Jack Bogle is a living hero to many of us who want more and better investment opportunities for all investors. Of course, he founded the Vanguard family of mutual funds, but he has also been a tireless advocate of mutual funds since he stopped working full time. The last time I spoke with him was for an interview I did for a book on mutual funds. At that point, he was pacing around in a hospital room waiting to go in for heart transplant surgery. He is still alive and well over a decade later, so his surgeon must have done an incredible job.
Jack is still positive on bonds, as this column from Chuck Jaffe indicates. But there is also a surprising statement from him when it comes to returns on stocks.
Bogle’s not afraid of bonds (MarketWatch.com, June 6, 2010, Chuck Jaffe)
…Asked to forecast returns for stocks and bonds, Bogle said that over the next decade — the shortest time period he ever cares to discuss — stocks should carry their weight, though not without stumbles.
Effectively, Bogle said he believes an annualized average gain of 7% is reasonable in stocks over the next decade, while he expects bonds — a mix of corporates and Treasurys — to yield about 4.5%.
“Stocks should get the nod, but only if you can afford to fight your way through the turbulence that you will see in the coming decade,” Bogle said.
…”I do not believe that we should rethink the old principles of asset allocation,” Bogle said in the Morningstar interview. “You know, it’s fine to say, ‘Be opportunistic,’ and expand the list of your diversification options into commodities or gold or private equity or whatever else it might be. I don’t happen to buy that.

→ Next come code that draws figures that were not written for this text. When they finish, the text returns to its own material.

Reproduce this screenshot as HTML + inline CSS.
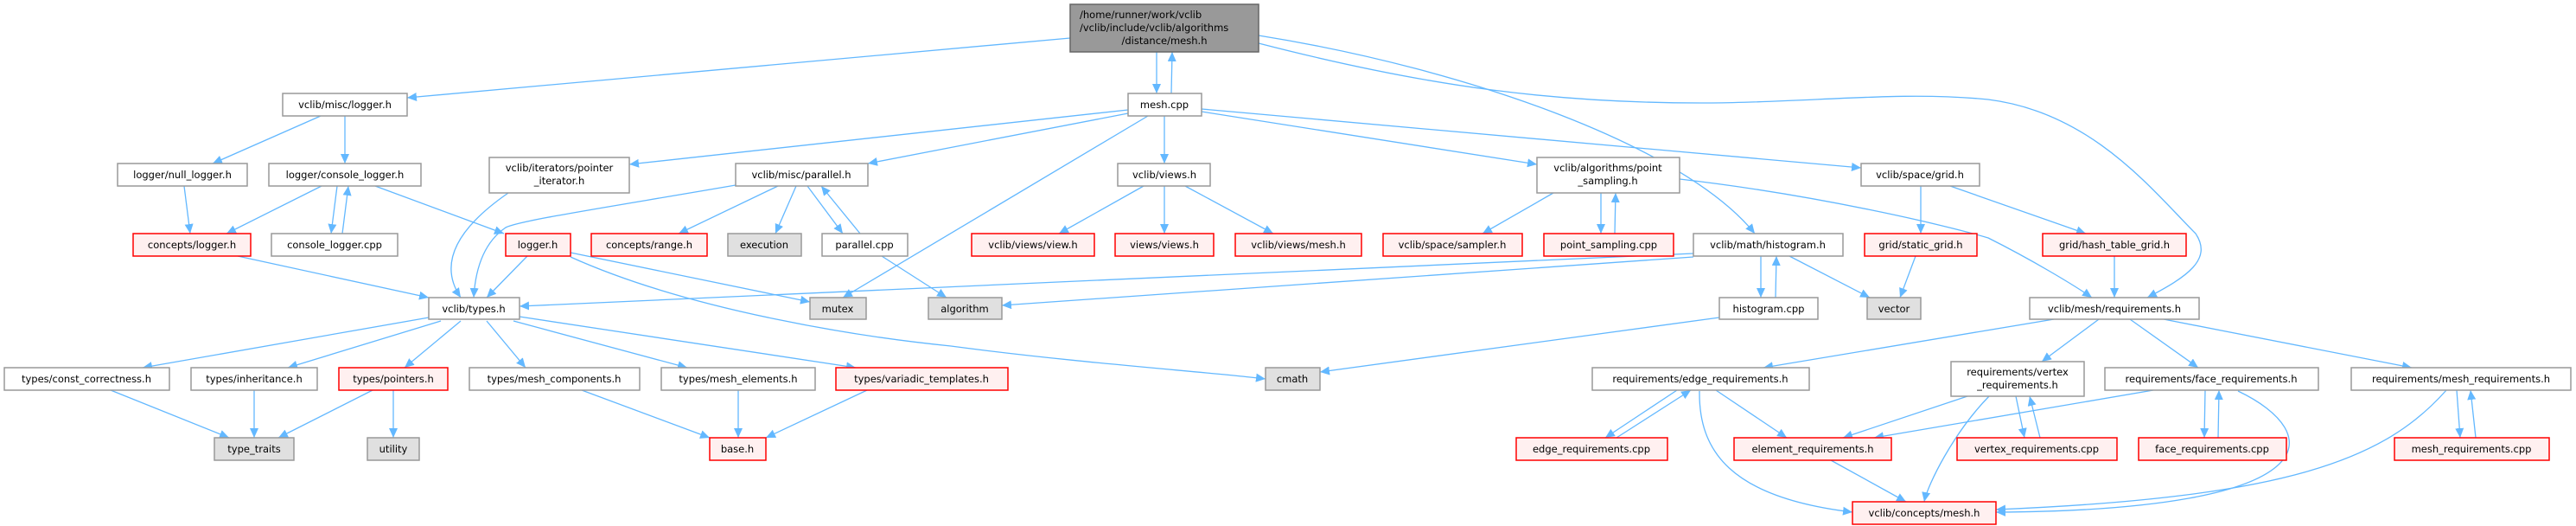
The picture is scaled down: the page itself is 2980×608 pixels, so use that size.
<!DOCTYPE html>
<html><head><meta charset="utf-8"><style>
html,body{margin:0;padding:0;background:#fff;}
svg{display:block;}
text{font-family:"DejaVu Sans","Liberation Sans",sans-serif;font-size:11.5px;fill:#000;}
.e{fill:none;stroke:#63b8ff;stroke-width:1.3;marker-end:url(#a);}
.w{fill:#fff;stroke:#999;stroke-width:1.5;}
.r{fill:#fff0f0;stroke:#f00;stroke-width:1.5;}
.g{fill:#e0e0e0;stroke:#999;stroke-width:1.5;}
</style></head><body>
<svg width="2980" height="608" viewBox="0 0 2980 608" xmlns="http://www.w3.org/2000/svg">
<defs><marker id="a" markerUnits="userSpaceOnUse" markerWidth="12" markerHeight="12" refX="11" refY="5" orient="auto"><path d="M0,0 L11,5 L0,10 z" fill="#63b8ff"/></marker></defs>
<g>
<path class="e" d="M1238,44 L471,113"/>
<path class="e" d="M1338,60 L1338,108"/>
<path class="e" d="M1355,108 L1356,60"/>
<path class="e" d="M1456,41 C1700,80 1950,170 2030,270"/>
<path class="e" d="M1456,50 C1650,100 1800,120 1980,119 C2100,118 2200,105 2300,115 C2420,130 2490,220 2540,270 C2560,300 2530,320 2484,344"/>
<path class="e" d="M1305,127 L728,190"/>
<path class="e" d="M1305,131 L1004,189"/>
<path class="e" d="M1328,134 L975,344"/>
<path class="e" d="M1347,134 L1347,189"/>
<path class="e" d="M1390,129 L1778,190"/>
<path class="e" d="M1390,126 L2153,194"/>
<path class="e" d="M1323,215 L1225,270"/>
<path class="e" d="M1347,215 L1347,270"/>
<path class="e" d="M1371,215 L1473,270"/>
<path class="e" d="M1797,223 L1715,270"/>
<path class="e" d="M1852,223 L1852,270"/>
<path class="e" d="M1868,270 L1869,223"/>
<path class="e" d="M1943,207 C2100,225 2250,260 2300,275 C2350,300 2400,330 2420,344"/>
<path class="e" d="M371,134 L246,189"/>
<path class="e" d="M399,134 L399,189"/>
<path class="e" d="M213,215 L220,270"/>
<path class="e" d="M372,215 L262,270"/>
<path class="e" d="M390,215 L383,270"/>
<path class="e" d="M396,270 L403,215"/>
<path class="e" d="M434,215 L583,270"/>
<path class="e" d="M275,296 L496,344"/>
<path class="e" d="M588,223 C520,270 510,310 533,344"/>
<path class="e" d="M851,214 C700,240 600,255 585,263 C560,280 550,310 548,344"/>
<path class="e" d="M900,215 L785,270"/>
<path class="e" d="M921,215 L897,270"/>
<path class="e" d="M934,215 L975,270"/>
<path class="e" d="M995,270 L950,215"/>
<path class="e" d="M1020,296 L1095,344"/>
<path class="e" d="M610,296 L563,344"/>
<path class="e" d="M660,292 L937,349"/>
<path class="e" d="M660,297 C800,360 1000,390 1100,400 C1250,420 1400,430 1464,438"/>
<path class="e" d="M1959,293 L601,354"/>
<path class="e" d="M1959,297 L1159,353"/>
<path class="e" d="M2037,296 L2037,344"/>
<path class="e" d="M2054,344 L2055,296"/>
<path class="e" d="M2070,296 L2163,344"/>
<path class="e" d="M1989,367 L1527,430"/>
<path class="e" d="M2222,215 L2222,270"/>
<path class="e" d="M2256,215 L2413,270"/>
<path class="e" d="M2216,296 L2198,344"/>
<path class="e" d="M2446,296 L2446,344"/>
<path class="e" d="M2376,369 L2040,425"/>
<path class="e" d="M2428,369 L2362,418"/>
<path class="e" d="M2464,369 L2543,425"/>
<path class="e" d="M2503,369 L2790,425"/>
<path class="e" d="M496,367 L165,425"/>
<path class="e" d="M510,371 L333,425"/>
<path class="e" d="M533,371 L468,425"/>
<path class="e" d="M563,371 L608,425"/>
<path class="e" d="M594,371 L795,425"/>
<path class="e" d="M601,366 L990,425"/>
<path class="e" d="M128,451 L265,506"/>
<path class="e" d="M294,451 L294,506"/>
<path class="e" d="M431,451 L322,506"/>
<path class="e" d="M455,451 L455,506"/>
<path class="e" d="M673,451 L821,506"/>
<path class="e" d="M854,451 L854,506"/>
<path class="e" d="M1003,451 L886,506"/>
<path class="e" d="M1940,451 L1857,506"/>
<path class="e" d="M1870,506 L1956,451"/>
<path class="e" d="M1985,451 L2067,506"/>
<path class="e" d="M1966,452 C1965,520 2000,575 2143,592"/>
<path class="e" d="M2276,458 L2132,506"/>
<path class="e" d="M2301,458 C2260,500 2230,560 2226,580"/>
<path class="e" d="M2332,458 L2342,506"/>
<path class="e" d="M2360,506 L2348,458"/>
<path class="e" d="M2491,451 L2168,506"/>
<path class="e" d="M2551,451 L2550,506"/>
<path class="e" d="M2566,506 L2567,451"/>
<path class="e" d="M2589,452 C2690,500 2700,590 2309,592"/>
<path class="e" d="M2830,451 C2760,530 2650,575 2309,589"/>
<path class="e" d="M2842,451 L2846,506"/>
<path class="e" d="M2864,506 L2858,451"/>
<path class="e" d="M2118,532 L2205,580"/>
</g>
<g>
<rect x="1238" y="5" width="218" height="55" fill="#999" stroke="#666" stroke-width="1.5"/>
<text x="1249" y="21">/home/runner/work/vclib</text>
<text x="1249" y="36">/vclib/include/vclib/algorithms</text>
<text x="1347" y="51" text-anchor="middle">/distance/mesh.h</text>
</g>
<g text-anchor="middle">
<rect class="w" x="1305" y="108" width="85" height="26"/><text x="1347" y="125">mesh.cpp</text>
<rect class="w" x="327" y="108" width="144" height="26"/><text x="399" y="125">vclib/misc/logger.h</text>
<rect class="w" x="136" y="189" width="150" height="26"/><text x="211" y="206">logger/null_logger.h</text>
<rect class="w" x="311" y="189" width="176" height="26"/><text x="399" y="206">logger/console_logger.h</text>
<rect class="w" x="566" y="182" width="162" height="41"/><text x="647" y="198">vclib/iterators/pointer</text><text x="647" y="213">_iterator.h</text>
<rect class="w" x="851" y="189" width="153" height="26"/><text x="927" y="206">vclib/misc/parallel.h</text>
<rect class="w" x="1293" y="189" width="107" height="26"/><text x="1347" y="206">vclib/views.h</text>
<rect class="w" x="1778" y="182" width="165" height="41"/><text x="1860" y="198">vclib/algorithms/point</text><text x="1860" y="213">_sampling.h</text>
<rect class="w" x="2153" y="189" width="137" height="26"/><text x="2221" y="206">vclib/space/grid.h</text>
<rect class="r" x="154" y="270" width="136" height="26"/><text x="222" y="287">concepts/logger.h</text>
<rect class="w" x="314" y="270" width="146" height="26"/><text x="387" y="287">console_logger.cpp</text>
<rect class="r" x="585" y="270" width="75" height="26"/><text x="622" y="287">logger.h</text>
<rect class="r" x="684" y="270" width="134" height="26"/><text x="751" y="287">concepts/range.h</text>
<rect class="g" x="842" y="270" width="85" height="26"/><text x="884" y="287">execution</text>
<rect class="w" x="951" y="270" width="99" height="26"/><text x="1000" y="287">parallel.cpp</text>
<rect class="r" x="1124" y="270" width="142" height="26"/><text x="1195" y="287">vclib/views/view.h</text>
<rect class="r" x="1290" y="270" width="114" height="26"/><text x="1347" y="287">views/views.h</text>
<rect class="r" x="1429" y="270" width="146" height="26"/><text x="1502" y="287">vclib/views/mesh.h</text>
<rect class="r" x="1600" y="270" width="161" height="26"/><text x="1680" y="287">vclib/space/sampler.h</text>
<rect class="r" x="1786" y="270" width="150" height="26"/><text x="1861" y="287">point_sampling.cpp</text>
<rect class="w" x="1959" y="270" width="173" height="26"/><text x="2045" y="287">vclib/math/histogram.h</text>
<rect class="r" x="2157" y="270" width="130" height="26"/><text x="2222" y="287">grid/static_grid.h</text>
<rect class="r" x="2363" y="270" width="166" height="26"/><text x="2446" y="287">grid/hash_table_grid.h</text>
<rect class="w" x="496" y="344" width="105" height="25"/><text x="548" y="361">vclib/types.h</text>
<rect class="g" x="937" y="344" width="65" height="25"/><text x="969" y="361">mutex</text>
<rect class="g" x="1074" y="344" width="85" height="25"/><text x="1116" y="361">algorithm</text>
<rect class="w" x="1989" y="344" width="114" height="25"/><text x="2046" y="361">histogram.cpp</text>
<rect class="g" x="2160" y="344" width="62" height="25"/><text x="2191" y="361">vector</text>
<rect class="w" x="2348" y="344" width="196" height="25"/><text x="2446" y="361">vclib/mesh/requirements.h</text>
<rect class="w" x="5" y="425" width="191" height="26"/><text x="100" y="442">types/const_correctness.h</text>
<rect class="w" x="221" y="425" width="146" height="26"/><text x="294" y="442">types/inheritance.h</text>
<rect class="r" x="392" y="425" width="126" height="26"/><text x="455" y="442">types/pointers.h</text>
<rect class="w" x="543" y="425" width="197" height="26"/><text x="641" y="442">types/mesh_components.h</text>
<rect class="w" x="765" y="425" width="178" height="26"/><text x="854" y="442">types/mesh_elements.h</text>
<rect class="r" x="967" y="425" width="199" height="26"/><text x="1066" y="442">types/variadic_templates.h</text>
<rect class="g" x="1464" y="425" width="63" height="26"/><text x="1495" y="442">cmath</text>
<rect class="w" x="1842" y="425" width="251" height="26"/><text x="1967" y="442">requirements/edge_requirements.h</text>
<rect class="w" x="2257" y="418" width="154" height="40"/><text x="2334" y="434">requirements/vertex</text><text x="2334" y="449">_requirements.h</text>
<rect class="w" x="2435" y="425" width="247" height="26"/><text x="2558" y="442">requirements/face_requirements.h</text>
<rect class="w" x="2720" y="425" width="254" height="26"/><text x="2847" y="442">requirements/mesh_requirements.h</text>
<rect class="g" x="248" y="506" width="92" height="26"/><text x="294" y="523">type_traits</text>
<rect class="g" x="425" y="506" width="60" height="26"/><text x="455" y="523">utility</text>
<rect class="r" x="821" y="506" width="65" height="26"/><text x="853" y="523">base.h</text>
<rect class="r" x="1754" y="506" width="175" height="26"/><text x="1841" y="523">edge_requirements.cpp</text>
<rect class="r" x="2006" y="506" width="182" height="26"/><text x="2097" y="523">element_requirements.h</text>
<rect class="r" x="2264" y="506" width="185" height="26"/><text x="2356" y="523">vertex_requirements.cpp</text>
<rect class="r" x="2474" y="506" width="171" height="26"/><text x="2559" y="523">face_requirements.cpp</text>
<rect class="r" x="2770" y="506" width="179" height="26"/><text x="2859" y="523">mesh_requirements.cpp</text>
<rect class="r" x="2143" y="580" width="166" height="26"/><text x="2226" y="597">vclib/concepts/mesh.h</text>
</g>
</svg>
</body></html>
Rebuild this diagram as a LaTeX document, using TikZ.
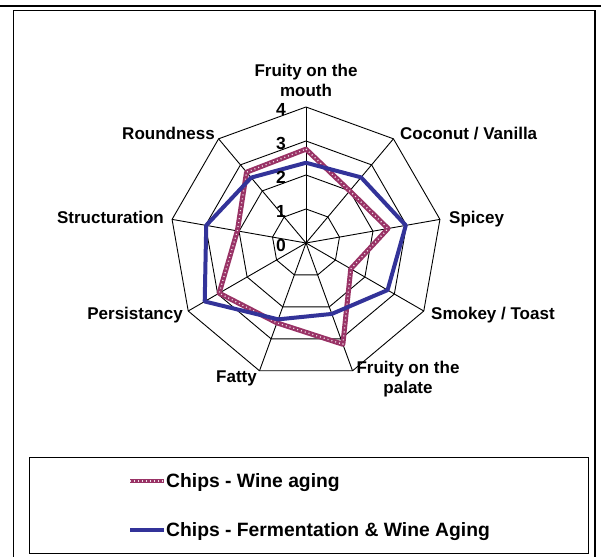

That’s an interesting perspective from Jack Bogle. Essentially, he is arguing for a fairly simple asset mix allocated to stocks and bonds. He also suggests someone consider an age-based asset allocation with the commitment to stocks going down as the investor ages. He goes on to fine tune that point a bit though.
“I would emphasize an asset allocation that begins with this crude rule of thumb of having your bond position equal to something relating to your age,” Bogle said. “So if you’re 60 — 60% bonds.”…Bogle did have his caveats on how to properly calculate the asset allocation, even using his simple age-based formula.
“You’ve got to take all of your assets into account when you figure that asset allocation,” he explained, “because for example, your Social Security investment, when you’re say 60 or 65, has a capitalized value of something like $300,000, and it’s going to continue to pay. It may pay a little bit less. I hope we can solve that problem, but it’s not going to go away.
What he means by this comment on Social Security is that it functions like an income investment worth a fair amount for most Social Security recipients.
“And so, if you have $100,000 to invest, I don’t see why you would not put it all in stocks at that stage of your life. That would be 25% then in equities and 75% in effect fixed income with an inflation hedge [via Social Security]. It’s a good investment.”…
In this example, Bogle is using the stream of income one receives from Social Security as an income investment with a value of $300,000. So, for an investor with an additional $100,000 to invest outside of Social Security, he is suggesting that would all go to stocks, giving a 75% income weighting and a 25% equity weighting.
Even though he does not say this in the quoted excerpt, knowing Jack, I’m sure he means that this $100,000 would have to be money that is for long-term investing. This would be separate from any cash holdings such as a ‘rainy day’ fund you might have for short-term needs.
Update: Just read a transcript of an interview Jack Bogle did with Jason Stipp of Morningstar (see here). In it, he fleshed out his thoughts on the fixed income markets. Here is what he said:
…Well, first let me observe, there are not a lot of places to hide. If you don’t like fixed-income investments like bond funds, or municipal, corporate bond funds, government bond funds, U.S. Treasury bond funds, or municipal bond funds, that leaves money market funds. And the yield on money market funds today is probably something like a tenth of one percent, or maybe two tenths of one percent. So, following the old rule, it will take 360 years to double your money at that rate. That’s a long time.
So you have to do something, and you have to do something that will be more or less durable. So my response would be, first, I’m nervous about the fixed income markets, and therefore I would not use long maturities. In the long run, as everybody should know, the long maturities having the highest yield will pay the highest return. But on the other hand, they fluctuate much more widely.
And so, I’d say some combination of maybe one half short term bonds, or limited term, a little longer than short term, or in intermediate terms. In other words, half in short and limited, and half in intermediate term, which should give you some reasonable income, and should enable you to ride with these fluctuations that are sure to come, I think, in the bond market…
So, he’s not really bullish on bonds, but believes they are worth holding as long as you are careful. That makes sense to me, although I still think intermediate term bond funds are the sweet spot for income investing.